Study finds cities need a bespoke growth strategy to win fair share of funding

Manchester aerial view

A new study examining the growth and performance of 11 regional cities in the UK has declared that Manchester is a ‘booming city’, while Liverpool is a ‘solid performer’.

The research is by Belfast-based OCO Global, which works with companies to help international business thrive and with governments to design and deliver growing, sustainable, future-focused economies.

The cities were marked on a range of 37 data points over a decade that highlight strengths or challenges in each city.

It resulted in four groups emerging when cities were clustered by overall scores.

Edinburgh stood apart as a Top Tier city that performed strongly across all areas.

Close behind were the three Booming Cities of Belfast, Bristol and Manchester which were leaders in many pillars but still had areas for improvement.

The third group of Solid Performers typically ranked in the top five in their strongest pillars but were ranked lower in other areas. These included Cardiff, Leeds, Liverpool, and Newcastle.

The final group of Moderate Performers (Birmingham, Nottingham, and Sheffield) ranked towards the bottom of pillars, although all had at least one stronger performing pillar.

A key finding from the analysis was how cities excelled in different areas and arrived at their final score in different ways. For example, Bristol scored highly for education and prosperity, while its fellow booming city, Manchester, scored highly on economy, wellbeing, and property.

A key fact that central government has failed to realise is that cities tend to excel in different areas, and there is no one model of successful city growth that can be imposed on cities.

Greater Manchester won the most FDI projects (449) and was ranked first for GDP growth. The city also stood out as one of the best cities for wellbeing, with the highest rates of improvement in healthy life expectancy and air quality. Economic growth and investment, however, have not always been reflected in the prosperity of citizens, with unemployment and wage rate growth ranking lower than other indicators.

Meanwhile, strong employment and wage growth helped Liverpool improve the prosperity of its citizens, but wellbeing remained sluggish due to lower healthy life expectancy and fewer people in good or very good health.

Overall, the city’s economy didn’t perform as well as other cities in the study, with GDP growth and FDI projects won towards the bottom of the rankings. Liverpool, however, remains attractive with lower house prices and office rental prices.

The report found wide disparity in the amount of money each city received from Levelling Up, City Deals and Shared Prosperity funds.

Of the £6bn allocated from these sources, ‘Boomers’ received on average £748 per head compared with £420 for Solid Performers and just £133 for Moderates. Edinburgh received £616 per head, due primarily to less money being provided through the Levelling-Up fund.

Mark O’Connell, Executive Chairman of OCO Global, said: “Levelling-up policies are meant to redress decades of structural imbalance between UK regions, but the study suggests that the way funding is allocated is actually helping exacerbate those inequalities.

“Funding tends to go to cities which are best at applying for it rather than those with the most need.

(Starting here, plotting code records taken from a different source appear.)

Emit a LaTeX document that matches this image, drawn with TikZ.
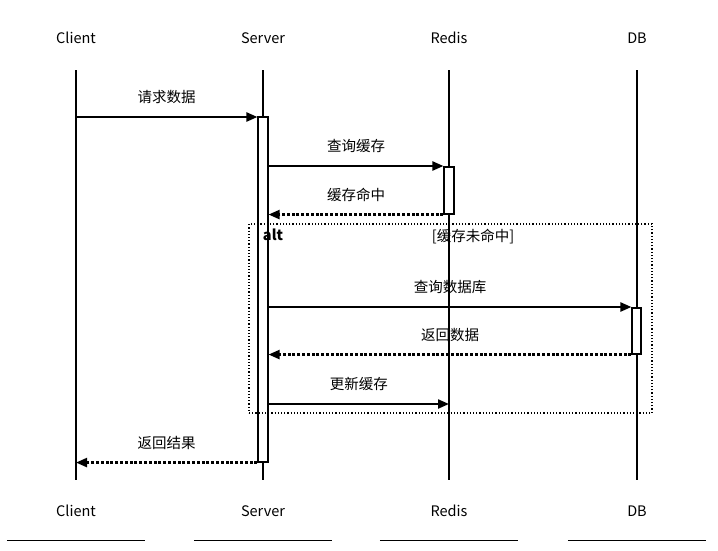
\documentclass[tikz,border=0pt]{standalone}
\usepackage{fontspec}
\setmainfont{Noto Sans CJK SC}
\usetikzlibrary{arrows.meta,calc}
\begin{document}
\begin{tikzpicture}[x=1pt,y=-1pt,
  font=\fontsize{14.5}{16}\selectfont,
  part/.style={minimum width=138pt,minimum height=58pt,inner sep=0pt},
  life/.style={line width=1.5pt},
  bar/.style={draw,fill=white,line width=1.1pt,minimum width=10pt,inner sep=0pt},
  msg/.style={line width=2.2pt,-{Triangle[length=11pt,width=9pt]}},
  ret/.style={line width=2.2pt,dash pattern=on 3pt off 1.8pt,-{Triangle[length=11pt,width=9pt]}},
  lbl/.style={midway,yshift=20pt,inner sep=0pt},
  frame/.style={line width=1.2pt,dotted}]
\useasboundingbox (0,0) rectangle (718,550);
% participants
\node[part] (ct) at (76,38) {Client};
\node[part] (st) at (263,38) {Server};
\node[part] (rt) at (449,38) {Redis};
\node[part] (dt) at (637,38) {DB};
\node[part] (cb) at (76,511) {Client};
\node[part] (sb) at (263,511) {Server};
\node[part] (rb) at (449,511) {Redis};
\node[part] (db) at (637,511) {DB};
\foreach \n in {cb,sb,rb,db}{\draw[line width=1pt] (\n.south west) -- (\n.south east);}
% lifelines
\coordinate (c0) at (76,70);  \coordinate (c1) at (76,480);
\coordinate (s0) at (263,70); \coordinate (s1) at (263,480);
\coordinate (r0) at (449,70); \coordinate (r1) at (449,480);
\coordinate (d0) at (637,70); \coordinate (d1) at (637,480);
\draw[life] (c0) -- (c1);
\draw[life] (s0) -- (s1);
\draw[life] (r0) -- (r1);
\draw[life] (d0) -- (d1);
% activation bars
\node[bar,minimum height=345pt] (sbar) at (263,289.5) {};
\node[bar,minimum height=47pt] (rbar) at (449,190.5) {};
\node[bar,minimum height=46pt,minimum width=9pt] (dbar) at (636.5,331) {};
% alt frame
\node[draw,frame,minimum width=403pt,minimum height=189pt,inner sep=0pt] (alt) at (450.5,318.5) {};
\node[font=\fontsize{14.5}{16}\selectfont\bfseries,inner sep=0pt] (altl) at (273,235) {alt};
\node[inner sep=0pt] (cond) at (473,237) {[缓存未命中]};
% messages
\coordinate (m1) at (76,117);
\draw[msg] (m1) -- (sbar.west |- m1) node[lbl] {请求数据};
\coordinate (m2) at (263,166);
\draw[msg] (sbar.east |- m2) -- (rbar.west |- m2) node[lbl] {查询缓存};
\draw[ret] (rbar.south west) -- (sbar.east |- rbar.south) node[lbl] {缓存命中};
\coordinate (m4) at (263,307);
\draw[msg] (sbar.east |- m4) -- (dbar.west |- m4) node[lbl] {查询数据库};
\draw[ret] (dbar.south west) -- (sbar.east |- dbar.south) node[lbl] {返回数据};
\coordinate (m6) at (263,404);
\draw[msg] (sbar.east |- m6) -- (r0 |- m6) node[lbl] {更新缓存};
\draw[ret] (sbar.south west) -- (c0 |- sbar.south) node[lbl] {返回结果};
\end{tikzpicture}
\end{document}
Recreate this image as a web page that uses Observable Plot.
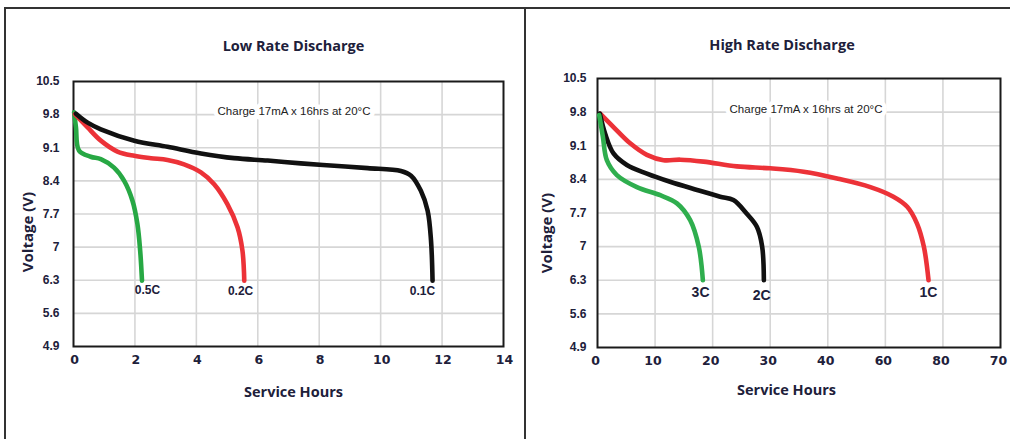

It gives a further advantage to already booming cities which can demonstrate they are successful at spending funds.

“This centralised funding system isn’t giving enough consideration to unique local challenges, or the different areas different cities excel in. If we really want to unlock cities’ potential, we need to match political devolution with economic devolution and give elected mayors the authority and resources to make long term plans to meet the needs of their economy and citizens. A good example of this is Manchester’s decision to successfully take the city’s transport system back into public hands.”

He added: “While there is undoubtedly a strong correlation between funding and success, cities also have their own agency. Although they need to ask why funding isn’t being distributed equally, cities with proactive policies to improve connectivity and wellbeing, enhance skills and inclusiveness in the workplace, and promote themselves as investor-friendly can succeed.

“All of the cities in the report grew, but they excelled in different areas. Consequently, there is no one-size-fits-all-strategy to deliver growth. Rather than wait for Westminster to provide a lead, city authorities need to identify their own regional strengths and weaknesses, ensure that elected mayors have more discretion to allocate money locally, and develop bespoke growth strategies.”